Ce projet de loi illustre la détermination du Gouvernement à lutter contre la fraude fiscale. Il s'agit d'un enjeu considérable : en 2012, les redressements fiscaux ont atteint 18 milliards d'euros, soit – comme le ministre de l'Économie et des finances l'a rappelé la semaine dernière – presque le montant du crédit d'impôt compétitivité emploi.
À l'échelle internationale, la nécessité de la lutte contre la fraude fiscale fait également l'objet d'une prise de conscience. Longtemps tolérée, l'opacité financière apparaît désormais comme une manière de faciliter la prédation de ressources qui manquent cruellement aux finances publiques de tous les pays. Profitant de ce contexte, la France – soutenue par ses partenaires – a pris la tête d'une mobilisation européenne.
L'Assemblée nationale s'est elle aussi saisie du problème ; deux missions d'information de la commission des Finances travaillent actuellement sur ces sujets. L'une – à laquelle j'ai l'honneur d'appartenir –, consacrée à la fraude fiscale des personnes physiques, est présidée par Gilles Carrez ; Christian Eckert en est le rapporteur.
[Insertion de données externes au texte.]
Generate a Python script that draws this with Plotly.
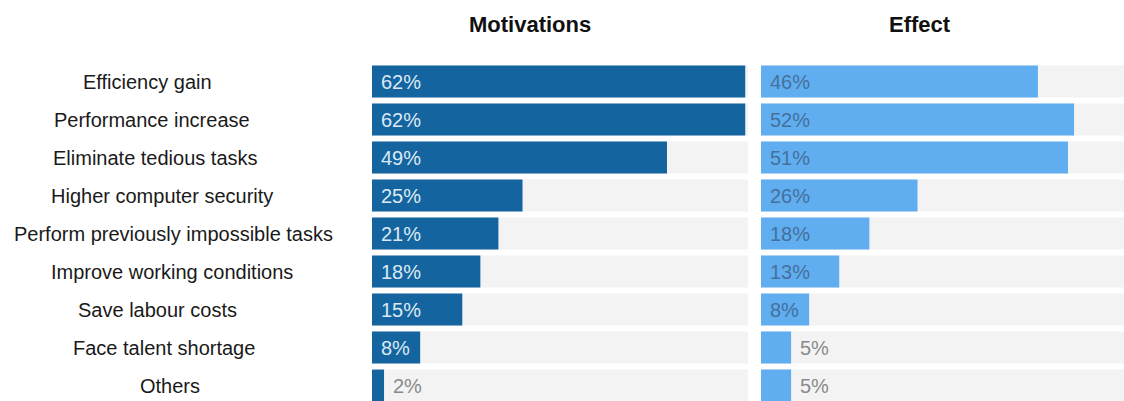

L'autre – dont le rapporteur est Pierre-Alain Muet et le président Éric Woerth – se penche sur l'optimisation fiscale des entreprises. Ces deux missions d'information rendront bientôt leurs conclusions.
Quelques mots sur les quatre articles dont notre Commission est saisie pour avis. L'article 2 étend le champ de compétence de la Brigade nationale de répression de la délinquance fiscale – BNRDF – au blanchiment de la fraude fiscale complexe. Notre Commission étant à l'origine de la création de la BNRDF, cet article devrait recueillir une large approbation.
L'article 3 définit comme circonstances aggravantes le fait de commettre une fraude fiscale en bande organisée, le recours à des comptes bancaires ou à des entités détenus à l'étranger – quel que soit l'État concerné –, les domiciliations fictives ou artificielles à l'étranger et les manoeuvres telles que la falsification ou l'interposition d'entités fictives ou artificielles. Il prévoit ainsi de sanctionner plus sévèrement la fraude commise à l'aide de procédés qui la rendent plus difficilement détectable par les services de l'administration fiscale.
Dans les cas de fraude fiscale aggravée, l'article octroie également aux enquêteurs le bénéfice des « techniques spéciales d'enquête » : la surveillance, l'infiltration, la garde à vue de quatre jours, la sonorisation et la fixation d'images de certains lieux et véhicules, les captations des données informatiques et les saisies conservatoires, à l'exclusion des perquisitions de nuit.
L'article 10 sécurise l'action des services de l'administration fiscale en leur permettant – hors le cas des procédures de visite domiciliaire – de recourir aux preuves illicites si celles-ci ont été régulièrement portées à sa connaissance par une autorité judiciaire ou dans le cadre d'une assistance administrative internationale.
Enfin, l'article 11 renforce les moyens de l'administration fiscale en matière de recouvrement des créances publiques, notamment fiscales. Elle pourra ainsi saisir les droits rachetables de la part en euros d'un contrat d'assurance-vie souscrit par un redevable.